James O'Shea's book, subtitled "How Moguls and Wall Street Plundered Great American Newspapers," sounds like it reads as one man's version of how and why the U.S. newspaper industry imploded.
Actually, the book actually tells a narrower story, the 2008 bankruptcy of Tribune Company, parent of the Chicago Tribune, Los Angeles Times, Orlando Sentinel and numerous other newspapers and television stations. Figuring prominently toward the end of O'Shea's story is Chicago-based financier Sam Zell, who risks more than $300 million of his own money -- and billions in loans from U.S. banks and brokerages -- to convert Tribune from a shareholder-owned to an employee-owned company.
As readers of the business press know, Zell's recapitalization of Tribune as an employee-owned company tanked in less than two years. A collapsing economy and severe falloff of advertising revenue were too much to support the debt load. Along the way Zell and compatriots, including former radio executive Randy Michaels, disgraced themselves in the eyes of O'Shea and Tribune Company's journalists. The newsroom crowd was relying on Zell's promise to inject new vitality -- and capital -- into newspapers caught in cost-cutting spirals.

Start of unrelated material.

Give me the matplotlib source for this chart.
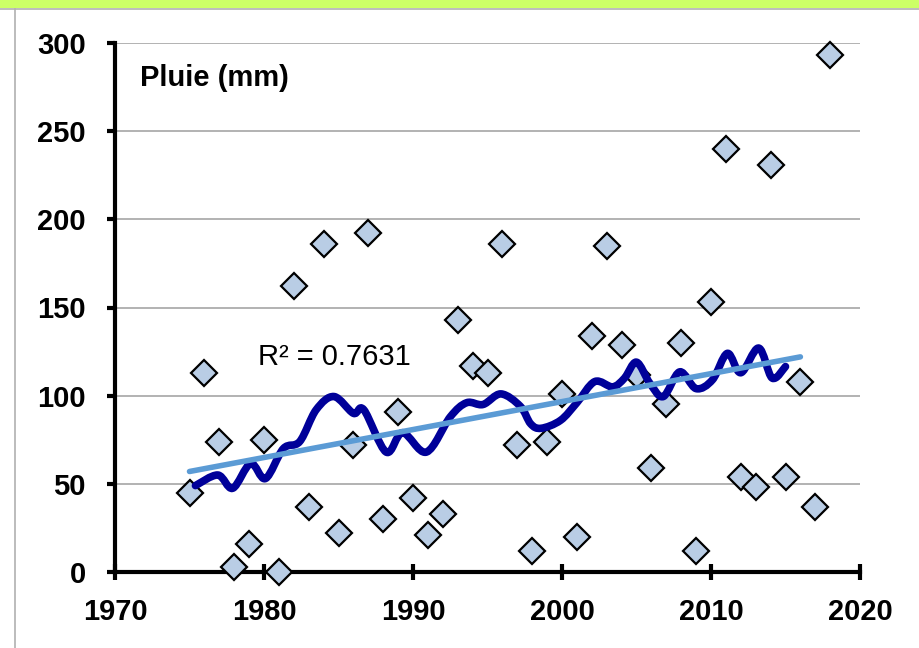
import matplotlib

matplotlib.use("Agg")
import matplotlib.pyplot as plt
from matplotlib.lines import Line2D
from matplotlib.patches import PathPatch, Rectangle
from matplotlib.path import Path

# annual rainfall (mm)
years = [1975, 1976, 1977, 1978, 1979, 1980, 1981, 1982, 1983, 1984,
         1985, 1986, 1987, 1988, 1989, 1990, 1991, 1992, 1993, 1994,
         1995, 1996, 1997, 1998, 1999, 2000, 2001, 2002, 2003, 2004,
         2005, 2006, 2007, 2008, 2009, 2010, 2011, 2012, 2013, 2014,
         2015, 2016, 2017, 2018]
rain = [45, 113, 74, 3, 16, 75, 0, 162, 37, 186,
        22, 72, 192, 30, 91, 42, 21, 33, 143, 117,
        113, 186, 72, 12, 74, 101, 20, 134, 185, 129,
        112, 59, 95, 130, 12, 153, 240, 54, 48, 231,
        54, 108, 37, 293]

# smoothed (moving average) curve
smooth_x = [1975.4, 1976.9, 1977.9, 1979.1, 1980.1, 1981.3, 1982.4, 1983.5,
            1984.7, 1986.0, 1986.7, 1988.2, 1989.3, 1990.9, 1992.5, 1993.6,
            1994.7, 1995.9, 1997.2, 1997.9, 1998.6, 1999.9, 2001.0, 2002.2,
            2003.4, 2004.2, 2005.0, 2005.9, 2006.8, 2007.9, 2009.0, 2010.1,
            2011.1, 2012.0, 2013.2, 2014.1, 2015.0]
smooth_y = [49, 55, 47.5, 61.5, 53, 70, 74, 92,
            99.5, 90, 92, 68, 79, 68, 88, 96,
            95, 101, 94, 84, 81.5, 86, 96, 108,
            105, 110, 119, 107, 99.5, 113.5, 104, 109,
            124, 113, 127, 110, 116.5]

# linear trend line end points
trend_x = [1975, 2016]
trend_y = [57, 122]
r2_label = "R² = 0.7631"

_RC = {
    "font.family": ["Liberation Sans", "DejaVu Sans"],
    "font.weight": "bold",
}


def smooth_path(xs, ys):
    # Excel-like smoothed line: Catmull-Rom segments as cubic Beziers
    pts = list(zip(xs, ys))
    verts = [pts[0]]
    codes = [Path.MOVETO]
    n = len(pts)
    for i in range(n - 1):
        p0 = pts[i - 1] if i > 0 else pts[i]
        p1 = pts[i]
        p2 = pts[i + 1]
        p3 = pts[i + 2] if i + 2 < n else pts[i + 1]
        c1 = (p1[0] + (p2[0] - p0[0]) / 6, p1[1] + (p2[1] - p0[1]) / 6)
        c2 = (p2[0] - (p3[0] - p1[0]) / 6, p2[1] - (p3[1] - p1[1]) / 6)
        verts += [c1, c2, p2]
        codes += [Path.CURVE4] * 3
    return Path(verts, codes)


with plt.rc_context(_RC):
    fig = plt.figure(figsize=(9.19, 6.48), dpi=100)
    fig.patch.set_facecolor("white")

    # green band and grey frame of the original slide
    fig.add_artist(Rectangle((0, 1 - 8 / 648), 1, 8 / 648, transform=fig.transFigure,
                             facecolor="#CCFF66", edgecolor="none"))
    fig.add_artist(Line2D([0, 1], [1 - 9 / 648] * 2, transform=fig.transFigure,
                          color="#B0B0B0", linewidth=1.2))
    fig.add_artist(Line2D([15 / 919] * 2, [0, 1 - 9 / 648], transform=fig.transFigure,
                          color="#B0B0B0", linewidth=1.2))

    ax = fig.add_axes([115 / 919, 1 - 572 / 648, 745 / 919, 529 / 648])
    ax.set_xlim(1970, 2020)
    ax.set_ylim(0, 300)
    ax.set_xticks(range(1970, 2021, 10))
    ax.set_yticks(range(0, 301, 50))

    ax.yaxis.grid(True, color="#A6A6A6", linewidth=1.2)
    ax.set_axisbelow(True)
    for side in ("top", "right"):
        ax.spines[side].set_visible(False)
    for side in ("left", "bottom"):
        ax.spines[side].set_linewidth(3)
        ax.spines[side].set_color("black")
        ax.spines[side].set_capstyle("projecting")

    ax.tick_params(axis="y", direction="out", length=6, width=3, labelsize=21, pad=15)
    ax.tick_params(axis="x", direction="inout", length=12, width=3, labelsize=21, pad=13)

    ax.plot(years, rain, linestyle="none", marker="D", markersize=13,
            markerfacecolor="#B9CDE5", markeredgecolor="black", markeredgewidth=1.6,
            zorder=3, clip_on=False)

    ax.add_patch(PathPatch(smooth_path(smooth_x, smooth_y), facecolor="none",
                           edgecolor="#000099", linewidth=5.5, capstyle="round",
                           joinstyle="round", zorder=4))

    ax.plot(trend_x, trend_y, color="#5B9BD5", linewidth=4, solid_capstyle="round",
            zorder=5)

    ax.text(1971.7, 280, "Pluie (mm)", fontsize=21, fontweight="bold",
            va="center", ha="left")
    ax.text(1979.6, 122, r2_label, fontsize=21, fontweight="normal",
            va="center", ha="left")

    fig.savefig("out.png", dpi=100)
    plt.close(fig)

Instead, according to O'Shea's telling, the Zell team spent its time cutting millions more from costs, firing hundreds of journalists and conducting a road-show to Tribune newspapers where he challenged time-honored (and costly) newsgathering practices, often engaging in profanity-laced confrontations with reporters and editors.
O'Shea, a distinguished former foreign correspondent and prize-winning reporter and editor, lost his job as editor of The Los Angeles Times in the process. Looking back on the saga, he defends what he sees as the duty of newspapers to pursue public service journalism. In his view, newspapers must uncover corruption, expose crooked politicians, shine a spotlight on lying public servants and generally raise hell to keep democracy healthy.
But here are a few conundrums: How can newspapers afford high-brow journalism when advertisers shift more and more spending to digital media? How do newspapers replace classified advertising that's been rendered uneconomic by free sites like Craigslist?
The short answer is that newspapers no longer can afford to cover the news as they once did. More and more they must ask themselves if they can afford to send their own reporters to cover Hurricane Katrina or the war in Afghanistan in light of others who are already doing it.
Zell could have been more diplomatic in his critiques of the overlap and duplication at Tribune newspapers; but he had a point.
O'Shea acknowledges that newspapers can't exist without robust profits needed to buy printing presses, pay Teamster contracts and cover the cost of reporters traveling to hurricanes and revolutions. But he also doesn't come to terms with the imperative to survive, the iron-clad reality that spending must fall -- and quickly -- when revenue shrivels.
The author also despises the surveys from the publishing side of the house showing that many readers are seeking gossip about the Kardashian sisters and couldn't care less about the latest scandal at the Food and Drug Administration.
Few Americans over the age of 40 can imagine a world without newspapers, in which bloggers and self-appointed reporters are the sole source of news, presented without editing or approval from the solons at The New York Times or The Washington Post. On the other hand, few Americans under the age of 30 subscribe to newspapers.
O'Shea, after leaving Tribune, has helped found Chicago News Cooperative, a non-profit dedicated to producing public service journalism, the kind meant to win Pulitzer Prizes. Similar ventures are popping up here and there; eventually a new business model will be found that will support the important stories that are crucial to helping an informed public make good decisions. That model almost certainly won't involve a printing press.